▶ **DIRECTIONS**: Transcribe each line of the records below exactly, excluding any embedded images.

[Some records]
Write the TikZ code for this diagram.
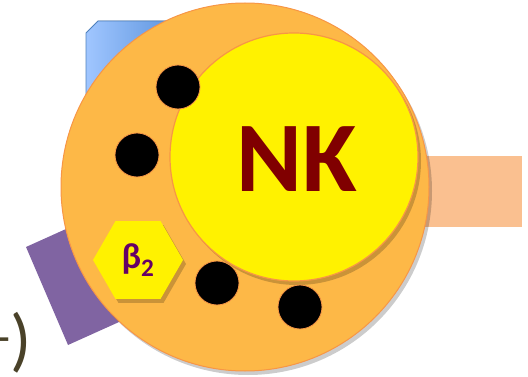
\documentclass[tikz,border=0pt]{standalone}
\usepackage{fontspec}
\setmainfont{Carlito}
\usetikzlibrary{shapes.geometric,shadows}
\definecolor{orfill}{HTML}{FDB847}
\definecolor{oredge}{HTML}{F79646}
\definecolor{bluel}{HTML}{A0C6FF}
\definecolor{blued}{HTML}{5A92DC}
\definecolor{blueedge}{HTML}{4F81BD}
\definecolor{purp}{HTML}{8064A2}
\definecolor{peach}{HTML}{FAC090}
\definecolor{olive}{HTML}{4A4229}
\definecolor{maroon}{HTML}{800000}
\definecolor{betacol}{HTML}{660066}
\tikzset{
  dot/.style={circle,fill=black,draw=oredge,line width=0.8pt,minimum size=44pt,inner sep=0pt},
  shad/.style={drop shadow={shadow xshift=3pt,shadow yshift=-4pt,opacity=0.2,fill=black}},
}
\begin{document}
\begin{tikzpicture}[x=1pt,y=-1pt]
\useasboundingbox (0,0) rectangle (528,377);
% background shapes
\fill[left color=bluel,right color=blued,draw=blueedge,line width=0.8pt]
  (86,33) -- (98,21) -- (180,21) -- (180,120) -- (86,120) -- cycle;
\fill[purp] (26,247) -- (68,345) -- (159,304) -- (117,206) -- cycle;
\fill[peach] (380,156) rectangle (522,227);
\node[anchor=base east,text=olive,font=\fontsize{70}{70}\selectfont,inner sep=0pt] (paren) at (32,363) {\textsuperscript{-})};
% main cell
\node[circle,fill=orfill,draw=oredge,line width=1pt,minimum size=368pt,inner sep=0pt,shad] (cell) at (245,187) {};
\node[circle,fill=yellow,draw=oredge,line width=1.2pt,minimum size=248pt,inner sep=0pt,shad] (nk) at (294,157) {};
\node[anchor=base,text=maroon,font=\fontsize{100}{100}\selectfont\bfseries,inner sep=0pt] (nklabel) at (297,192) {NK};
\node[dot] (d1) at (178,87) {};
\node[dot] (d2) at (137,155) {};
\node[dot] (d3) at (217,283) {};
\node[dot] (d4) at (300,307) {};
\node[regular polygon,regular polygon sides=6,minimum size=90pt,inner sep=0pt,fill=yellow,shad,
  text=betacol,font=\fontsize{36}{36}\selectfont\bfseries] (hex) at (138,260) {β\textsubscript{2}};
\end{tikzpicture}
\end{document}
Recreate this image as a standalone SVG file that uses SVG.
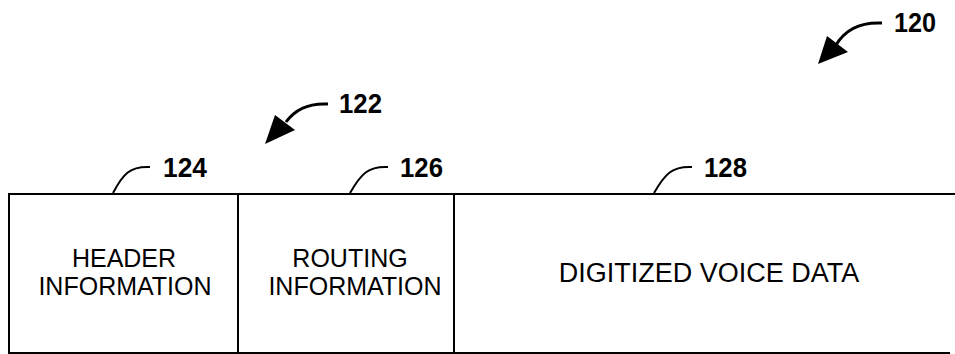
<svg xmlns="http://www.w3.org/2000/svg" width="955" height="354" viewBox="0 0 955 354">
<style>
.ln{fill:none;stroke:#000;stroke-width:2}
.ar{fill:none;stroke:#000;stroke-width:3}
.num{font-family:"Liberation Sans",Arial,sans-serif;font-weight:bold;font-size:28px;fill:#000}
.lbl{font-family:"Liberation Sans",Arial,sans-serif;font-size:25px;fill:#000;text-anchor:middle}
.head{fill:#000}
</style>
<rect width="955" height="354" fill="#fff"/>
<g id="connectors">
<path class="ar" d="M882,23 C862,22 846,28 836,45"/>
<polygon class="head" points="818,64 827,36 848,52"/>
<path class="ar" d="M328,104 C310,103 296,108 286,122"/>
<polygon class="head" points="265,144 275,115 295,130"/>
<path class="ln" d="M150,167 C130,166 123,174 113,193"/>
<path class="ln" d="M388,167 C368,166 361,174 350,193"/>
<path class="ln" d="M692,167 C672,166 665,174 654,193"/>
</g>
<g id="label-120"><text class="num" x="894" y="32" textLength="42" lengthAdjust="spacingAndGlyphs">120</text></g>
<g id="label-122"><text class="num" x="339" y="113" textLength="43" lengthAdjust="spacingAndGlyphs">122</text></g>
<g id="label-124"><text class="num" x="163" y="177" textLength="44" lengthAdjust="spacingAndGlyphs">124</text></g>
<g id="label-126"><text class="num" x="400" y="177" textLength="43" lengthAdjust="spacingAndGlyphs">126</text></g>
<g id="label-128"><text class="num" x="704" y="177" textLength="43" lengthAdjust="spacingAndGlyphs">128</text></g>
<g id="packet">
<path class="ln" d="M955,194 L9,194 L9,353 L950,353"/>
</g>
<g id="node-124">
<line class="ln" x1="238" y1="194" x2="238" y2="353"/>
<text class="lbl" x="124" y="267">HEADER</text>
<text class="lbl" x="125" y="295">INFORMATION</text>
</g>
<g id="node-126">
<line class="ln" x1="454" y1="194" x2="454" y2="353"/>
<text class="lbl" x="350" y="267">ROUTING</text>
<text class="lbl" x="355" y="295">INFORMATION</text>
</g>
<g id="node-128">
<text class="lbl" x="709" y="282" style="font-size:27px">DIGITIZED VOICE DATA</text>
</g>
</svg>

▶ **RESULT OF THIS TASK**:
Write the TikZ code for this diagram.
\documentclass[tikz,border=0pt]{standalone}
\usepackage{fontspec}
\setmainfont{Carlito}
\usetikzlibrary{shapes.geometric,shadows}
\definecolor{orfill}{HTML}{FDB847}
\definecolor{oredge}{HTML}{F79646}
\definecolor{bluel}{HTML}{A0C6FF}
\definecolor{blued}{HTML}{5A92DC}
\definecolor{blueedge}{HTML}{4F81BD}
\definecolor{purp}{HTML}{8064A2}
\definecolor{peach}{HTML}{FAC090}
\definecolor{olive}{HTML}{4A4229}
\definecolor{maroon}{HTML}{800000}
\definecolor{betacol}{HTML}{660066}
\tikzset{
  dot/.style={circle,fill=black,draw=oredge,line width=0.8pt,minimum size=44pt,inner sep=0pt},
  shad/.style={drop shadow={shadow xshift=3pt,shadow yshift=-4pt,opacity=0.2,fill=black}},
}
\begin{document}
\begin{tikzpicture}[x=1pt,y=-1pt]
\useasboundingbox (0,0) rectangle (528,377);
% background shapes
\fill[left color=bluel,right color=blued,draw=blueedge,line width=0.8pt]
  (86,33) -- (98,21) -- (180,21) -- (180,120) -- (86,120) -- cycle;
\fill[purp] (26,247) -- (68,345) -- (159,304) -- (117,206) -- cycle;
\fill[peach] (380,156) rectangle (522,227);
\node[anchor=base east,text=olive,font=\fontsize{70}{70}\selectfont,inner sep=0pt] (paren) at (32,363) {\textsuperscript{-})};
% main cell
\node[circle,fill=orfill,draw=oredge,line width=1pt,minimum size=368pt,inner sep=0pt,shad] (cell) at (245,187) {};
\node[circle,fill=yellow,draw=oredge,line width=1.2pt,minimum size=248pt,inner sep=0pt,shad] (nk) at (294,157) {};
\node[anchor=base,text=maroon,font=\fontsize{100}{100}\selectfont\bfseries,inner sep=0pt] (nklabel) at (297,192) {NK};
\node[dot] (d1) at (178,87) {};
\node[dot] (d2) at (137,155) {};
\node[dot] (d3) at (217,283) {};
\node[dot] (d4) at (300,307) {};
\node[regular polygon,regular polygon sides=6,minimum size=90pt,inner sep=0pt,fill=yellow,shad,
  text=betacol,font=\fontsize{36}{36}\selectfont\bfseries] (hex) at (138,260) {β\textsubscript{2}};
\end{tikzpicture}
\end{document}
Recreate this image as a standalone SVG file that uses SVG.
<svg xmlns="http://www.w3.org/2000/svg" width="955" height="354" viewBox="0 0 955 354">
<style>
.ln{fill:none;stroke:#000;stroke-width:2}
.ar{fill:none;stroke:#000;stroke-width:3}
.num{font-family:"Liberation Sans",Arial,sans-serif;font-weight:bold;font-size:28px;fill:#000}
.lbl{font-family:"Liberation Sans",Arial,sans-serif;font-size:25px;fill:#000;text-anchor:middle}
.head{fill:#000}
</style>
<rect width="955" height="354" fill="#fff"/>
<g id="connectors">
<path class="ar" d="M882,23 C862,22 846,28 836,45"/>
<polygon class="head" points="818,64 827,36 848,52"/>
<path class="ar" d="M328,104 C310,103 296,108 286,122"/>
<polygon class="head" points="265,144 275,115 295,130"/>
<path class="ln" d="M150,167 C130,166 123,174 113,193"/>
<path class="ln" d="M388,167 C368,166 361,174 350,193"/>
<path class="ln" d="M692,167 C672,166 665,174 654,193"/>
</g>
<g id="label-120"><text class="num" x="894" y="32" textLength="42" lengthAdjust="spacingAndGlyphs">120</text></g>
<g id="label-122"><text class="num" x="339" y="113" textLength="43" lengthAdjust="spacingAndGlyphs">122</text></g>
<g id="label-124"><text class="num" x="163" y="177" textLength="44" lengthAdjust="spacingAndGlyphs">124</text></g>
<g id="label-126"><text class="num" x="400" y="177" textLength="43" lengthAdjust="spacingAndGlyphs">126</text></g>
<g id="label-128"><text class="num" x="704" y="177" textLength="43" lengthAdjust="spacingAndGlyphs">128</text></g>
<g id="packet">
<path class="ln" d="M955,194 L9,194 L9,353 L950,353"/>
</g>
<g id="node-124">
<line class="ln" x1="238" y1="194" x2="238" y2="353"/>
<text class="lbl" x="124" y="267">HEADER</text>
<text class="lbl" x="125" y="295">INFORMATION</text>
</g>
<g id="node-126">
<line class="ln" x1="454" y1="194" x2="454" y2="353"/>
<text class="lbl" x="350" y="267">ROUTING</text>
<text class="lbl" x="355" y="295">INFORMATION</text>
</g>
<g id="node-128">
<text class="lbl" x="709" y="282" style="font-size:27px">DIGITIZED VOICE DATA</text>
</g>
</svg>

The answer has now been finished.